I've been on a bit of a reading binge this week. I've finished two books and I'm about to finish a third, which is rare since I'm a slow reader.

It's helped that they've been entertaining.

On that note, I just finished JPod by Douglas Coupland, a book set in the video game industry. On the level of pure entertainment, I think it's one of the funniest books ever written.

And it's got all the Coupland strengths -- brilliantly-crafted, well-defined quirky characters, easy prose, and highly original figurative language. Also, Coupland is one of the few novelists who can actually write an office environment well, probably because he's one of the few who's been there.

But I found as I got farther into it that I began recommending it to fewer and fewer people. The book has some serious flaws.

The first of these is the filler. Most of this is built around the games played around the office as part of their daily procrastination -- "Write a love letter to Ronald Mcdonald" or "Write an ad for yourself on eBay." Those two were funny. But when they play pick-out-the-one-non-prime-number-in-ten-pages-of-primes or find-the-one-wrong-digit-of-pi-calculated-to-ten-million-digits -- and actually reproduce those numbers -- I honestly wonder if he was just trying to up his page count.

The second is that his knowledge of organized crime seems to come entirely from TV news reports. Even I could tell that.
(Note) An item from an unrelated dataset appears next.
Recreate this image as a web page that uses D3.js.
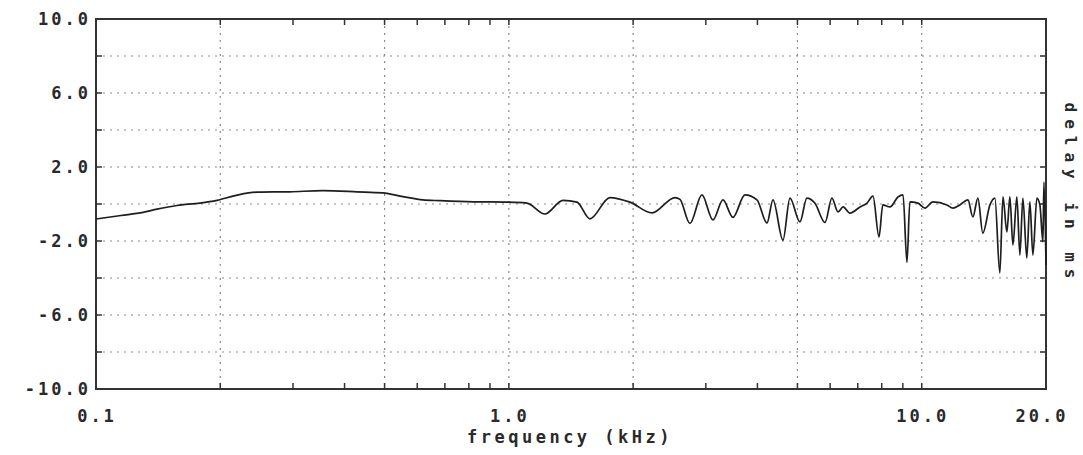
<!DOCTYPE html>
<html>
<head>
<meta charset="utf-8">
<script src="https://cdn.jsdelivr.net/npm/d3@7"></script>
<style>
  html, body { margin: 0; padding: 0; background: #ffffff; }
  svg { display: block; }
  .lbl { font-family: "DejaVu Sans Mono", monospace; font-weight: bold; fill: #2a2a2a; }
</style>
</head>
<body>
<svg id="chart" width="1083" height="455"></svg>
<script>
// ---- data (frequency in kHz, group delay in ms) ----
const freqKHz = [
  0.1, 0.115, 0.13, 0.1405, 0.157, 0.1786, 0.1964, 0.2196, 0.2455, 0.295,
  0.3546, 0.4287, 0.4955, 0.554, 0.619, 0.681, 0.819, 1.0, 1.106, 1.223,
  1.352, 1.462, 1.572, 1.757, 1.965, 2.222, 2.526, 2.597, 2.745, 2.935,
  3.121, 3.300, 3.489, 3.731, 3.99, 4.219, 4.362, 4.612, 4.796, 5.07,
  5.27, 5.51, 5.83, 6.06, 6.27, 6.45, 6.70, 7.09, 7.37, 7.62,
  7.88, 8.05, 8.38, 8.76, 9.01, 9.21, 9.36, 9.79, 10.18, 10.64,
  11.51, 11.90, 12.37, 12.94, 13.30, 13.68, 14.06, 14.63, 15.04, 15.46,
  15.73, 16.08, 16.35, 16.63, 17.00, 17.29, 17.58, 17.97, 18.28, 18.59,
  19.01, 19.33, 19.66, 19.77, 20.0
];
const delayMs = [
  -0.81, -0.62, -0.45, -0.28, -0.08, 0.05, 0.20, 0.48, 0.64, 0.66,
  0.72, 0.66, 0.60, 0.40, 0.22, 0.18, 0.12, 0.10, 0.05, -0.54,
  0.20, 0.10, -0.80, 0.35, 0.10, -0.48, 0.35, 0.25, -1.05, 0.49,
  -0.86, 0.22, -0.72, 0.49, 0.22, -1.03, 0.22, -1.95, 0.32, -0.97,
  0.32, 0.05, -1.00, 0.32, -0.43, -0.16, -0.49, -0.16, 0.05, 0.43,
  -1.78, -0.05, -0.16, 0.38, 0.49, -3.16, 0.11, 0.05, -0.22, 0.11,
  -0.05, -0.22, -0.05, 0.22, -0.70, 0.32, -1.57, -0.05, 0.32, -3.73,
  0.38, -1.51, 0.38, -2.22, 0.38, -2.76, 0.32, -2.92, 0.11, -2.76,
  0.32, -0.05, -2.05, 1.19, -3.30
];

// ---- axis definitions ----
const xDomain = [0.1, 20];
const yDomain = [-10, 10];
const xTickLabels = [0.1, 1.0, 10.0, 20.0];
const xGridValues = [0.2, 0.5, 1, 2, 5, 10];
const xMinorTicks = [0.2,0.3,0.4,0.5,0.6,0.7,0.8,0.9,1,2,3,4,5,6,7,8,9,10];
const yTickLabels = [-10, -6, -2, 2, 6, 10];
const yGridValues = [-8, -6, -4, -2, 0, 2, 4, 6, 8];
const xTitle = "frequency (kHz)";
const yTitle = "delay in ms";

// ---- layout ----
const L = 96, T = 19, R = 1046, B = 389;
const svg = d3.select("#chart");
const x = d3.scaleLog().domain(xDomain).range([L, R]);
const y = d3.scaleLinear().domain(yDomain).range([B, T]);

// grid
const grid = svg.append("g").attr("stroke", "#8a8a8a").attr("stroke-width", 1.2)
  .attr("stroke-dasharray", "2,5").attr("fill", "none");
grid.selectAll("line.h").data(yGridValues).join("line")
  .attr("x1", L).attr("x2", R).attr("y1", d => y(d)).attr("y2", d => y(d));
grid.selectAll("line.v").data(xGridValues).join("line")
  .attr("y1", T).attr("y2", B).attr("x1", d => x(d)).attr("x2", d => x(d));

// inward ticks
const tickLen = 6;
const ticks = svg.append("g").attr("stroke", "#333").attr("stroke-width", 1.5);
ticks.selectAll("line.xb").data(xMinorTicks).join("line")
  .attr("x1", d => x(d)).attr("x2", d => x(d)).attr("y1", B).attr("y2", B - tickLen);
ticks.selectAll("line.xt").data(xMinorTicks).join("line")
  .attr("x1", d => x(d)).attr("x2", d => x(d)).attr("y1", T).attr("y2", T + tickLen);
ticks.selectAll("line.yl").data(yGridValues).join("line")
  .attr("x1", L).attr("x2", L + tickLen).attr("y1", d => y(d)).attr("y2", d => y(d));
ticks.selectAll("line.yr").data(yGridValues).join("line")
  .attr("x1", R).attr("x2", R - tickLen).attr("y1", d => y(d)).attr("y2", d => y(d));

// frame
svg.append("rect").attr("x", L).attr("y", T).attr("width", R - L).attr("height", B - T)
  .attr("fill", "none").attr("stroke", "#333").attr("stroke-width", 2);

// curve
const pts = freqKHz.map((f, i) => [f, delayMs[i]]);
svg.append("path").datum(pts)
  .attr("fill", "none").attr("stroke", "#1e1e1e").attr("stroke-width", 1.7)
  .attr("stroke-linejoin", "round")
  .attr("d", d3.line().curve(d3.curveMonotoneX).x(d => x(d[0])).y(d => y(d[1])));

// y labels
svg.selectAll("text.yl").data(yTickLabels).join("text")
  .attr("class", "lbl").attr("font-size", 17).attr("letter-spacing", 3)
  .attr("text-anchor", "end").attr("x", 91).attr("y", d => y(d) + 6)
  .text(d => d.toFixed(1));

// x labels
svg.selectAll("text.xl").data(xTickLabels).join("text")
  .attr("class", "lbl").attr("font-size", 17).attr("letter-spacing", 3)
  .attr("text-anchor", "middle")
  .attr("x", d => x(d) + (d === 20 ? -4 : 1)).attr("y", 422)
  .text(d => d.toFixed(1));

// titles
svg.append("text").attr("class", "lbl").attr("font-size", 17).attr("letter-spacing", 3.5)
  .attr("text-anchor", "middle").attr("x", 570).attr("y", 443).text(xTitle);
svg.append("text").attr("class", "lbl").attr("font-size", 16).attr("letter-spacing", 7)
  .attr("text-anchor", "middle")
  .attr("transform", "translate(1065,194) rotate(90)").text(yTitle);
</script>
</body>
</html>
But the worst problem by far is the Mary-Suing. And yes, it still counts as being a Mary Sue if you insert yourself into your novel as a sociopathic monster, especially if you're an evil business genius, though I admit I laughed out loud when the narrator described the experience of looking into Coupland's "cold, dead eyes" as like looking into "a well of drowned toddlers."

Again, it's still worth the read, especially if you're looking for something easy and not too serious, and if you like video games. But I'm disappointed because he used to be so interesting. Coupland used to be finding soul and beauty into the the unlikeliest corners of the modern world. Now he's tipped over the ledge of postmodernism, and doesn't seem to care.

The world celebrated in JPod is the shallow and empty world Margaret Atwood's Crake destroys in Oryx and Crake. I kept expecting the characters to be popping BlyssPluss.